Nvidia's position in this transition is unique. Through its CUDA ecosystem, the company has created a software moat that makes switching costs prohibitively high for any enterprise. This isn't just hardware; it's a locked-in software environment that enterprises depend on. That competitive advantage explains why Nvidia's stock continues to rise despite bubble fears.
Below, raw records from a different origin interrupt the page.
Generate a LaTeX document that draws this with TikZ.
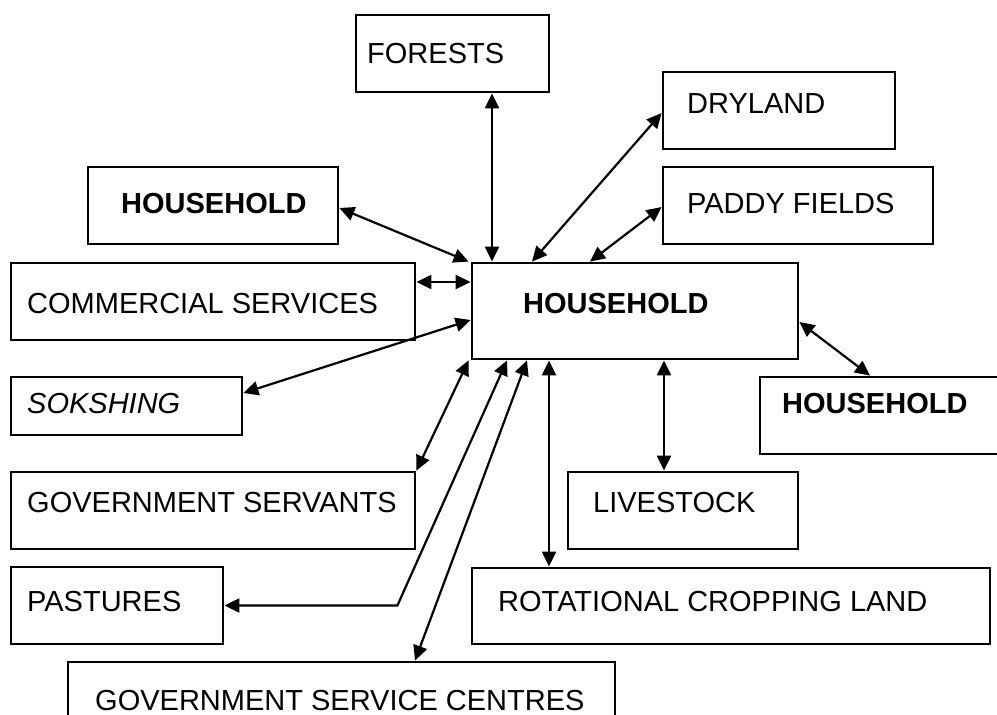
\documentclass[tikz,border=0pt]{standalone}
\usepackage{fontspec}
\setmainfont{Liberation Sans}
\usetikzlibrary{arrows.meta}
\begin{document}
\begin{tikzpicture}[x=1pt,y=-1pt,
  box/.style={draw=black, line width=2.8pt, rectangle, inner sep=0pt, fill=white},
  lbl/.style={inner sep=0pt, anchor=base west, font=\fontsize{29}{34}\selectfont},
  link/.style={line width=2.2pt, {Triangle[length=15pt,width=14pt]}-{Triangle[length=15pt,width=14pt]}}]
\useasboundingbox (0,0) rectangle (997,715);
\fill[white] (0,0) rectangle (997,715);

% boxes
\node[box, minimum width=193pt, minimum height=77pt] (forests)    at (452.5,53.5) {};
\node[box, minimum width=232pt, minimum height=77pt] (dryland)    at (779,110.5) {};
\node[box, minimum width=250pt, minimum height=77pt] (hhleft)     at (213,205.5) {};
\node[box, minimum width=270pt, minimum height=77pt] (paddy)      at (798,205.5) {};
\node[box, minimum width=404pt, minimum height=77pt] (commercial) at (213,301.5) {};
\node[box, minimum width=326pt, minimum height=96pt] (central)    at (635,311) {};
\node[box, minimum width=231pt, minimum height=58pt] (sokshing)   at (126.5,406) {};
\node[box, minimum width=250pt, minimum height=77pt] (hhright)    at (885,415.5) {};
\node[box, minimum width=404pt, minimum height=77pt] (govserv)    at (213,510.5) {};
\node[box, minimum width=230pt, minimum height=77pt] (livestock)  at (683,510.5) {};
\node[box, minimum width=212pt, minimum height=77pt] (pastures)   at (117,605.5) {};
\node[box, minimum width=518pt, minimum height=76pt] (rotational) at (731,606) {};
\node[box, minimum width=547pt, minimum height=78pt] (gsc)        at (341.5,701) {};

% labels
\node[lbl] (forests-t)    at (367,63)  {FORESTS};
\node[lbl] (dryland-t)    at (687,113) {DRYLAND};
\node[lbl] (hhleft-t)     at (121,213) {\bfseries HOUSEHOLD};
\node[lbl] (paddy-t)      at (687,213) {PADDY FIELDS};
\node[lbl] (commercial-t) at (27,313)  {COMMERCIAL SERVICES};
\node[lbl] (central-t)    at (523,313) {\bfseries HOUSEHOLD};
\node[lbl] (sokshing-t)   at (27,413)  {\itshape SOKSHING};
\node[lbl] (hhright-t)    at (782,413) {\bfseries HOUSEHOLD};
\node[lbl] (govserv-t)    at (27,512)  {GOVERNMENT SERVANTS};
\node[lbl] (livestock-t)  at (593,512) {LIVESTOCK};
\node[lbl] (pastures-t)   at (27,611)  {PASTURES};
\node[lbl] (rotational-t) at (498,611) {ROTATIONAL CROPPING LAND};
\node[lbl] (gsc-t)        at (95,710)  {GOVERNMENT SERVICE CENTRES};

% two-way links to the central household
\draw[link] ([xshift=39.5pt]forests.south) -- ([xshift=-143pt]central.north);
\draw[link] ([yshift=-2.5pt]dryland.west) -- ([xshift=-103pt]central.north);
\draw[link] ([yshift=-1.5pt]paddy.west) -- ([xshift=-45pt]central.north);
\draw[link] ([yshift=-2.5pt]hhleft.east) -- ([xshift=-2pt]central.north west);
\draw[link] ([yshift=19.5pt]commercial.east) -- ([yshift=19.5pt]commercial.east -| central.west);
\draw[link] ([yshift=13pt]sokshing.east) -- ([yshift=-9pt]central.west);
\draw[link] (govserv.north east) -- ([xshift=-2pt]central.south west);
\draw[link] ([xshift=-128pt]central.south) -- ([xshift=173pt]pastures.east) -- (pastures.east);
\draw[link] ([xshift=-108pt]central.south) -- ([xshift=73.5pt]gsc.north);
\draw[link] ([xshift=-86pt]central.south) -- ([xshift=-182pt]rotational.north);
\draw[link] ([xshift=29pt]central.south) -- ([xshift=-19pt]livestock.north);
\draw[link] ([yshift=-11pt]central.east) -- ([xshift=-15pt]hhright.north);
\end{tikzpicture}
\end{document}
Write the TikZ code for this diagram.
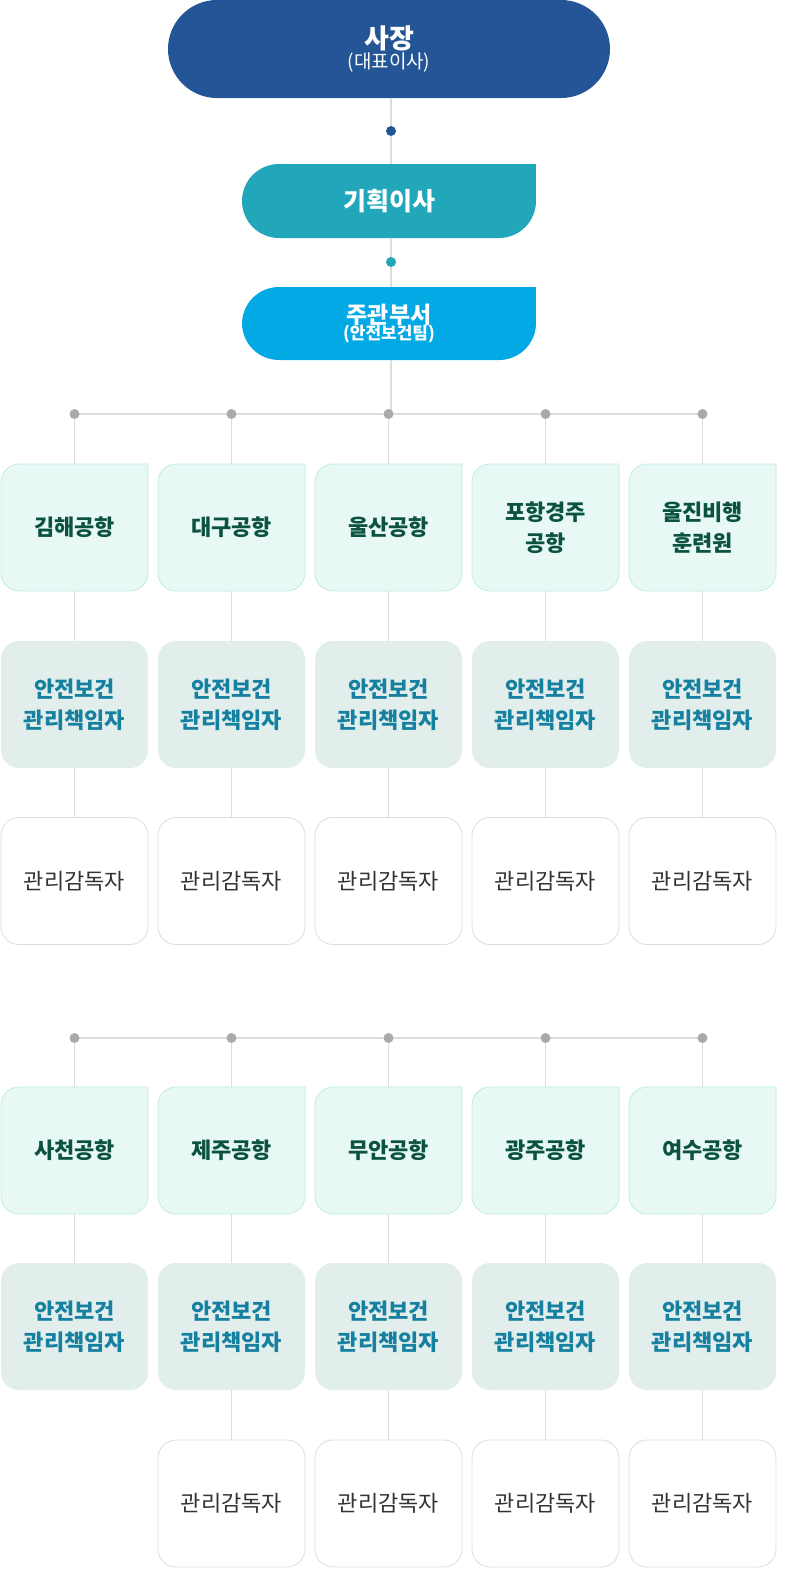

How to Evaluate Nvidia's Long-Term Prospects

  • Revenue vs. ROI Focus: Nvidia's revenue remains record-breaking, but the market has shifted its focus to the efficiency of that spending. The question is no longer "How much are companies spending?" but "What are they getting for it?"
  • The Inference Shift: Training teaches AI systems; inference is when the AI actually performs tasks for users. In 2026, the money is shifting from training to inference, which requires different hardware optimization and represents a more mature market phase.
  • Power Efficiency as Competitive Edge: Blackwell offers 10 times the throughput per megawatt compared to the previous Hopper generation, which is the only reason global power grids haven't collapsed under AI demand. This efficiency advantage is crucial as data centers scale.

Nvidia's P/E ratio remains surprisingly grounded compared to its five-year median, suggesting that earnings are growing faster than the stock price. This indicates the market may be pricing in real value rather than pure speculation. The company is also backing its confidence with a $60 billion share buyback program, which provides support for the stock even if sentiment shifts.

The Nvidia AI earnings report for 2026 tells a story of a maturing market. The "gold rush" phase, where anyone with an ".ai" domain could get funding, is dead. The industry has officially entered the "infrastructure phase," where Nvidia sits at the center of a fundamental shift in how the world processes information. The bubble might be leaking in speculative corners, but the foundation remains solid.

The critical test comes at the end of 2026. If Microsoft, Alphabet, and Meta fail to demonstrate that AI is significantly reducing their internal costs or increasing their external revenue, the narrative changes. But if they succeed, Nvidia's fortress balance sheet and locked-in customer base suggest the company will remain the backbone of the AI economy for years to come.